Your goal — Repeat everything from the first line of the listing below through the line that contains "Legend, Pie, PieChart", exactly. Leave out pictures.

Input —
---+---

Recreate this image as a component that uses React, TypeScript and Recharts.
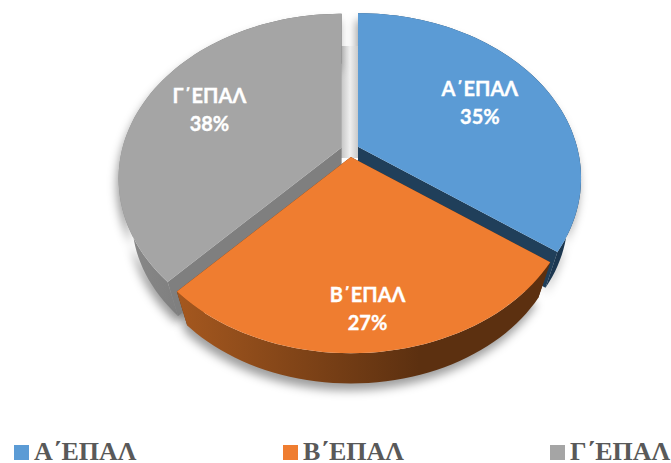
import { Legend, Pie, PieChart } from "recharts";

const categories = ["Α΄ΕΠΑΛ", "Β΄ΕΠΑΛ", "Γ΄ΕΠΑΛ"];
const shares = [35, 27, 38];
const topColors = ["#5b9bd5", "#ef7d30", "#a5a5a5"];
const faceColors = ["#203f5a", "#5f3110", "#7f7f7f"];
const wallFrom = ["#2a4f70", "#a5581f", "#8a8a8a"];
const wallTo = ["#1c3750", "#5c3010", "#6f6f6f"];
const labelReach = [0.66, 0.81, 0.68];
const labelNudge = [0, -3, 0];
const legendLeft = [14, 283, 550];

const data = categories.map((name, i) => ({ name, value: shares[i] }));

const RADIUS = 219;
const SQUASH = 159 / 219;
const TILT = 0.19;
const DEPTH = 42;
const BASE_SCALE = 0.94;
const EXPLODE_X = 9;
const EXPLODE_Y = 7;

const rad = (deg: number) => (deg * Math.PI) / 180;

// perspective view of a point on the pie, theta clockwise from the top
function project(theta: number, r: number, radius: number) {
  const u = r * Math.sin(rad(theta));
  const v = -r * Math.cos(rad(theta));
  const w = 1 - TILT * v;
  return {
    x: (radius * u) / w,
    y: (radius * SQUASH * v) / w,
  };
}

// the base of the disc sits lower and looks a little smaller
const toBase = (p: { x: number; y: number }) => ({
  x: p.x * BASE_SCALE,
  y: p.y * BASE_SCALE + DEPTH,
});

function sliceGeometry(props: any) {
  const from = 90 - props.startAngle;
  const to = 90 - props.endAngle;
  const mid = (from + to) / 2;
  const ox = props.cx + EXPLODE_X * Math.sin(rad(mid));
  const oy = props.cy - EXPLODE_Y * Math.cos(rad(mid));
  const rim = [];
  for (let t = from; t < to; t += 2) rim.push(project(t, 1, props.outerRadius));
  rim.push(project(to, 1, props.outerRadius));
  return { ox, oy, rim };
}

const pts = (list: { x: number; y: number }[]) =>
  list.map((p) => `${p.x.toFixed(1)},${p.y.toFixed(1)}`).join(" ");

function makeSlice(layer: "shadow" | "back" | "front") {
  return function Slice(props: any) {
    const i = categories.indexOf(props.name);
    const { ox, oy, rim } = sliceGeometry(props);
    const lower = rim.map(toBase);
    const apex = { x: 0, y: 0 };
    const apexLow = toBase(apex);

    if (layer === "shadow") {
      return (
        <g>
          <defs>
            <filter id={`blur${i}`} x="-20%" y="-20%" width="140%" height="140%">
              <feGaussianBlur stdDeviation="5" />
            </filter>
            <linearGradient id="gapShade" x1="0" x2="1" y1="0" y2="0">
              <stop offset="0" stopColor="#c4c4c4" />
              <stop offset="0.5" stopColor="#efefef" />
              <stop offset="1" stopColor="#c4c4c4" />
            </linearGradient>
          </defs>
          <polygon
            transform={`translate(${ox - 2},${oy + 7})`}
            points={pts([apex, ...rim, ...lower.slice().reverse()])}
            fill="#000"
            fillOpacity={0.38}
            filter={`url(#blur${i})`}
          />
          {i === 0 && (
            <rect x={props.cx - 9} y={props.cy - 104} width={18} height={112} fill="url(#gapShade)" />
          )}
        </g>
      );
    }

    const isFront = i === 1;
    if ((layer === "front") !== isFront) return <g />;

    const first = rim[0];
    const last = rim[rim.length - 1];
    const wallId = `wall${i}`;
    return (
      <g transform={`translate(${ox},${oy})`}>
        <defs>
          <linearGradient id={wallId} x1="0" x2="1" y1="0" y2="0">
            <stop offset="0" stopColor={wallFrom[i]} />
            <stop offset="0.65" stopColor={wallTo[i]} />
          </linearGradient>
        </defs>
        <polygon points={pts([apex, first, toBase(first), apexLow])} fill={faceColors[i]} />
        <polygon points={pts([apex, last, toBase(last), apexLow])} fill={faceColors[i]} />
        <polygon points={pts([...rim, ...lower.slice().reverse()])} fill={`url(#${wallId})`} />
        <polygon points={pts([apex, ...rim])} fill={topColors[i]} />
      </g>
    );
  };
}

function SliceLabel(props: any) {
  const i = categories.indexOf(props.name);
  const mid = 90 - props.midAngle;
  const p = project(mid, labelReach[i], RADIUS);
  const x = props.cx + EXPLODE_X * Math.sin(rad(mid)) + p.x + labelNudge[i];
  const y = props.cy - EXPLODE_Y * Math.cos(rad(mid)) + p.y;
  return (
    <text
      x={x}
      y={y}
      textAnchor="middle"
      fill="#ffffff"
      stroke="#ffffff"
      strokeWidth={0.35}
      fontFamily="Lato, sans-serif"
      fontWeight={700}
      fontSize={20}
    >
      <tspan x={x} dy={-6}>
        {props.name}
      </tspan>
      <tspan x={x} dy={28}>
        {props.value}%
      </tspan>
    </text>
  );
}

function LegendRow() {
  return (
    <div style={{ position: "relative", width: 671, height: 22 }}>
      {categories.map((name, i) => (
        <div
          key={name}
          style={{
            position: "absolute",
            left: legendLeft[i],
            top: 0,
            display: "flex",
            alignItems: "center",
            whiteSpace: "nowrap",
            fontFamily: "'Liberation Serif', serif",
            fontWeight: 700,
            fontSize: 26,
            lineHeight: "22px",
            color: "#595959",
          }}
        >
          <span
            style={{
              display: "inline-block",
              width: 15,
              height: 15,
              marginRight: 5,
              background: topColors[i],
            }}
          />
          {name}
        </div>
      ))}
    </div>
  );
}

export default function App() {
  const pieProps = {
    data,
    dataKey: "value",
    nameKey: "name",
    cx: 350,
    cy: 150,
    outerRadius: RADIUS,
    startAngle: 90,
    endAngle: -270,
    stroke: "none",
    isAnimationActive: false,
    legendType: "none" as const,
    labelLine: false,
  };
  return (
    <div style={{ position: "absolute", left: 0, top: 0, width: 671, height: 463, overflow: "hidden" }}>
      <PieChart width={671} height={463} margin={{ top: 0, right: 0, bottom: 0, left: 0 }}>
        <Pie {...pieProps} shape={makeSlice("shadow")} />
        <Pie {...pieProps} shape={makeSlice("back")} />
        <Pie {...pieProps} shape={makeSlice("front")} label={SliceLabel} />
        <Legend
          content={<LegendRow />}
          wrapperStyle={{ left: 0, top: 441, width: 671, height: 22 }}
        />
      </PieChart>
    </div>
  );
}
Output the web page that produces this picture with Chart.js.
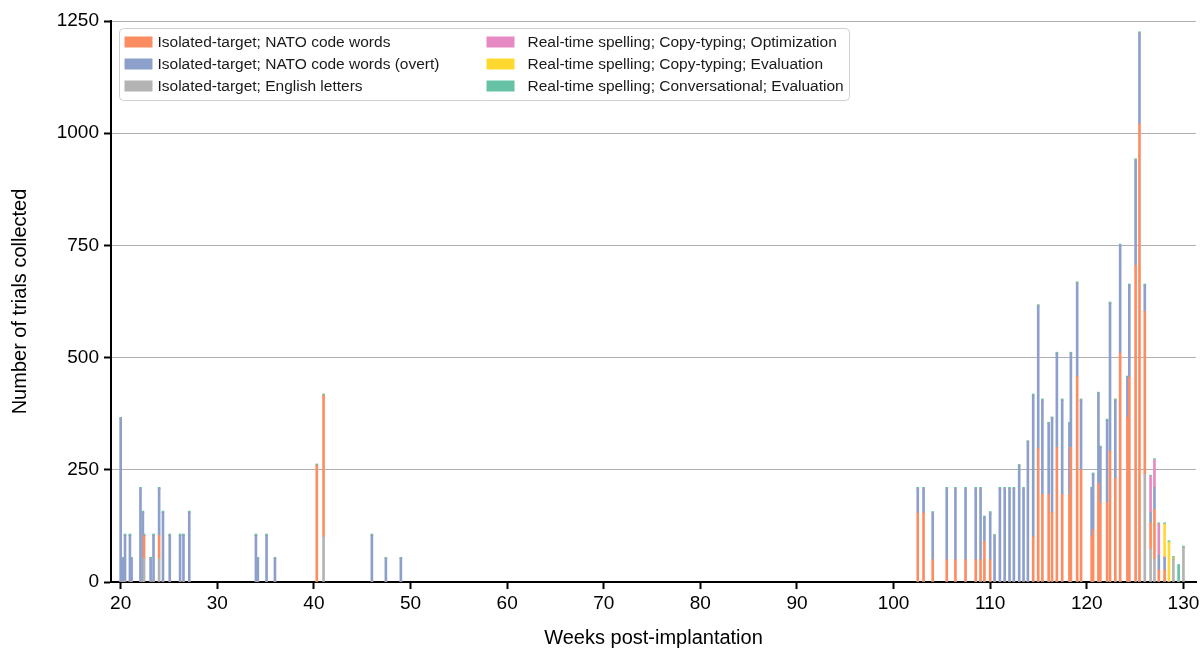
<!DOCTYPE html>
<html>
<head>
<meta charset="utf-8">
<script src="https://cdn.jsdelivr.net/npm/chart.js@4.4.1/dist/chart.umd.min.js"></script>
<style>
  html, body { margin: 0; padding: 0; background: #ffffff; }
  #wrap { width: 1204px; height: 654px; position: relative; }
</style>
</head>
<body>
<div id="wrap"><canvas id="c" width="1204" height="654"></canvas></div>
<script>
// ---- Data ----
const weeks = [
  20.0, 20.25, 20.45, 20.96, 21.13, 22.05, 22.3, 22.42, 23.1, 23.4, 23.98, 24.38,
  25.08, 26.15, 26.5, 27.1, 34.0, 34.2, 35.1, 35.97, 40.3, 41.0, 46.0, 47.45, 49.0,
  102.5, 103.1, 104.05, 105.5, 106.4, 107.45, 108.5, 109.0, 109.4, 110.0, 110.45,
  111.0, 111.5, 112.0, 112.45, 113.0, 113.45, 113.9, 114.45, 114.97, 115.4, 116.05,
  116.4, 116.9, 117.45, 118.2, 118.35, 119.0, 119.4, 120.5, 120.65, 121.2, 121.4,
  122.1, 122.4, 122.95, 123.45, 124.2, 124.4, 125.05, 125.45, 126.0, 126.6, 127.0,
  127.45, 128.05, 128.5, 128.96, 129.5, 130.0
];
const isolatedEnglish = [
  0, 0, 0, 0, 0, 0, 0, 52, 0, 0, 52, 0,
  0, 0, 0, 0, 0, 0, 0, 0, 0, 101, 0, 0, 0,
  0, 0, 0, 0, 0, 0, 0, 0, 0, 0, 0,
  0, 0, 0, 0, 0, 0, 0, 0, 0, 0, 0,
  0, 0, 0, 0, 0, 0, 0, 0, 0, 0, 0,
  0, 0, 0, 0, 0, 0, 0, 0, 240, 74, 51,
  0, 0, 0, 51, 0, 77
];
const isolatedNato = [
  0, 0, 0, 0, 0, 0, 0, 52, 0, 0, 52, 0,
  0, 0, 0, 0, 0, 0, 0, 0, 260, 315, 0, 0, 0,
  154, 154, 50, 50, 50, 50, 50, 50, 91, 50, 0,
  0, 0, 0, 0, 0, 0, 0, 101, 298, 195, 195,
  155, 300, 195, 195, 300, 458, 250, 101, 117, 220, 177,
  177, 292, 231, 510, 367, 457, 706, 1021, 363, 58, 111,
  27, 27, 0, 0, 0, 0
];
const isolatedNatoOvert = [
  364, 52, 104, 104, 52, 208, 155, 0, 52, 104, 104, 155,
  104, 104, 104, 155, 104, 52, 104, 52, 0, 0, 104, 52, 52,
  54, 54, 104, 158, 158, 158, 158, 158, 53, 104, 103,
  208, 208, 208, 208, 259, 208, 312, 315, 317, 210, 158,
  210, 209, 210, 158, 209, 208, 155, 107, 123, 200, 123,
  183, 329, 174, 240, 89, 204, 234, 202, 58, 23, 49,
  33, 27, 0, 0, 0, 0
];
const rtCopyOptimization = [
  0, 0, 0, 0, 0, 0, 0, 0, 0, 0, 0, 0,
  0, 0, 0, 0, 0, 0, 0, 0, 0, 0, 0, 0, 0,
  0, 0, 0, 0, 0, 0, 0, 0, 0, 0, 0,
  0, 0, 0, 0, 0, 0, 0, 0, 0, 0, 0,
  0, 0, 0, 0, 0, 0, 0, 0, 0, 0, 0,
  0, 0, 0, 0, 0, 0, 0, 0, 0, 80, 61,
  69, 2, 0, 0, 0, 0
];
const rtCopyEvaluation = [
  0, 0, 0, 0, 0, 0, 0, 0, 0, 0, 0, 0,
  0, 0, 0, 0, 0, 0, 0, 0, 0, 0, 0, 0, 0,
  0, 0, 0, 0, 0, 0, 0, 0, 0, 0, 0,
  0, 0, 0, 0, 0, 0, 0, 0, 0, 0, 0,
  0, 0, 0, 0, 0, 0, 0, 0, 0, 0, 0,
  0, 0, 0, 0, 0, 0, 0, 0, 0, 0, 0,
  0, 73, 89, 3, 0, 0
];
const rtConversational = [
  3, 3, 3, 3, 3, 3, 3, 3, 3, 3, 3, 3,
  3, 3, 3, 3, 3, 3, 3, 3, 3, 3, 3, 3, 3,
  3, 3, 3, 3, 3, 3, 3, 3, 3, 3, 3,
  3, 3, 3, 3, 3, 3, 3, 3, 3, 3, 3,
  3, 3, 3, 3, 3, 3, 3, 3, 3, 3, 3,
  3, 3, 3, 3, 3, 3, 3, 3, 3, 3, 3,
  3, 3, 3, 3, 39, 3
];
const xTicks = [20, 30, 40, 50, 60, 70, 80, 90, 100, 110, 120, 130];
const yTicks = [0, 250, 500, 750, 1000, 1250];

const seriesLabels = [
  'Isolated-target; NATO code words',
  'Isolated-target; NATO code words (overt)',
  'Isolated-target; English letters',
  'Real-time spelling; Copy-typing; Optimization',
  'Real-time spelling; Copy-typing; Evaluation',
  'Real-time spelling; Conversational; Evaluation'
];
const seriesColors = ['#fc8d62', '#8da0cb', '#b3b3b3', '#e78ac3', '#ffd92f', '#66c2a5'];

// stacking order bottom -> top: English, NATO, NATO overt, Optimization, Evaluation, Conversational
const stackSeries = [
  [2, isolatedEnglish],
  [0, isolatedNato],
  [1, isolatedNatoOvert],
  [3, rtCopyOptimization],
  [4, rtCopyEvaluation],
  [5, rtConversational]
];

const datasets = stackSeries.map(([li, vals]) => ({
  label: seriesLabels[li],
  data: weeks.map((w, i) => ({ x: w, y: vals[i] })),
  backgroundColor: seriesColors[li],
  borderWidth: 0,
  barThickness: 2,
  stack: 's'
}));

Chart.defaults.font.family = '"Liberation Sans", Arial, Helvetica, sans-serif';
Chart.defaults.color = '#000';

const boxLegend = {
  id: 'boxLegend',
  afterDraw(chart) {
    const { ctx, chartArea } = chart;
    const x0 = chartArea.left + 8.5, y0 = chartArea.top + 7.5, w = 730, h = 72;
    ctx.save();
    ctx.beginPath();
    const r = 4;
    ctx.moveTo(x0 + r, y0);
    ctx.lineTo(x0 + w - r, y0);
    ctx.quadraticCurveTo(x0 + w, y0, x0 + w, y0 + r);
    ctx.lineTo(x0 + w, y0 + h - r);
    ctx.quadraticCurveTo(x0 + w, y0 + h, x0 + w - r, y0 + h);
    ctx.lineTo(x0 + r, y0 + h);
    ctx.quadraticCurveTo(x0, y0 + h, x0, y0 + h - r);
    ctx.lineTo(x0, y0 + r);
    ctx.quadraticCurveTo(x0, y0, x0 + r, y0);
    ctx.closePath();
    ctx.fillStyle = 'rgba(255,255,255,0.85)';
    ctx.fill();
    ctx.strokeStyle = '#d0d0d0';
    ctx.lineWidth = 1;
    ctx.stroke();
    ctx.font = '15.5px "Liberation Sans", Arial, sans-serif';
    ctx.textBaseline = 'middle';
    const colSwatchX = [x0 + 5, x0 + 367];
    const colTextX = [x0 + 38, x0 + 408];
    for (let k = 0; k < seriesLabels.length; k++) {
      const col = Math.floor(k / 3), row = k % 3;
      const cy = y0 + 13.5 + row * 22;
      ctx.fillStyle = seriesColors[k];
      ctx.fillRect(colSwatchX[col], cy - 5.5, 28, 11);
      ctx.fillStyle = '#1a1a1a';
      ctx.fillText(seriesLabels[k], colTextX[col], cy + 1);
    }
    ctx.restore();
  }
};

new Chart(document.getElementById('c'), {
  type: 'bar',
  data: { datasets },
  plugins: [boxLegend],
  options: {
    responsive: false,
    animation: false,
    layout: { padding: { left: 8, top: 21, right: 8, bottom: 4 } },
    plugins: {
      legend: { display: false },
      tooltip: { enabled: false }
    },
    scales: {
      x: {
        type: 'linear',
        stacked: true,
        offset: false,
        min: 19.0,
        max: 131.3,
        afterBuildTicks: (s) => { s.ticks = xTicks.map(v => ({ value: v })); },
        afterFit: (s) => { s.height = 68; },
        grid: { offset: false, drawOnChartArea: false, drawTicks: true, tickLength: 7, tickColor: '#000', tickWidth: 2 },
        border: { color: '#000', width: 2 },
        ticks: { font: { size: 19 }, color: '#000', padding: 3, maxRotation: 0, autoSkip: false,
                 callback: (v) => String(v) },
        title: { display: true, text: 'Weeks post-implantation', font: { size: 20 }, color: '#000', padding: { top: 0, bottom: 0 } }
      },
      y: {
        stacked: true,
        min: 0,
        max: 1250,
        afterBuildTicks: (s) => { s.ticks = yTicks.map(v => ({ value: v })); },
        afterFit: (s) => { s.width = 103; },
        grid: { color: '#b0b0b0', lineWidth: 1, drawTicks: true, tickLength: 7, tickColor: '#000', tickWidth: 2 },
        border: { color: '#000', width: 2 },
        ticks: { font: { size: 19 }, color: '#000', padding: 5, callback: (v) => String(v) },
        title: { display: true, text: 'Number of trials collected', font: { size: 20 }, color: '#000', padding: { top: 0, bottom: 0 } }
      }
    }
  }
});
</script>
</body>
</html>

---+---

Exercise output —
Recreate this image as a component that uses React, TypeScript and Recharts.
import { Legend, Pie, PieChart } from "recharts";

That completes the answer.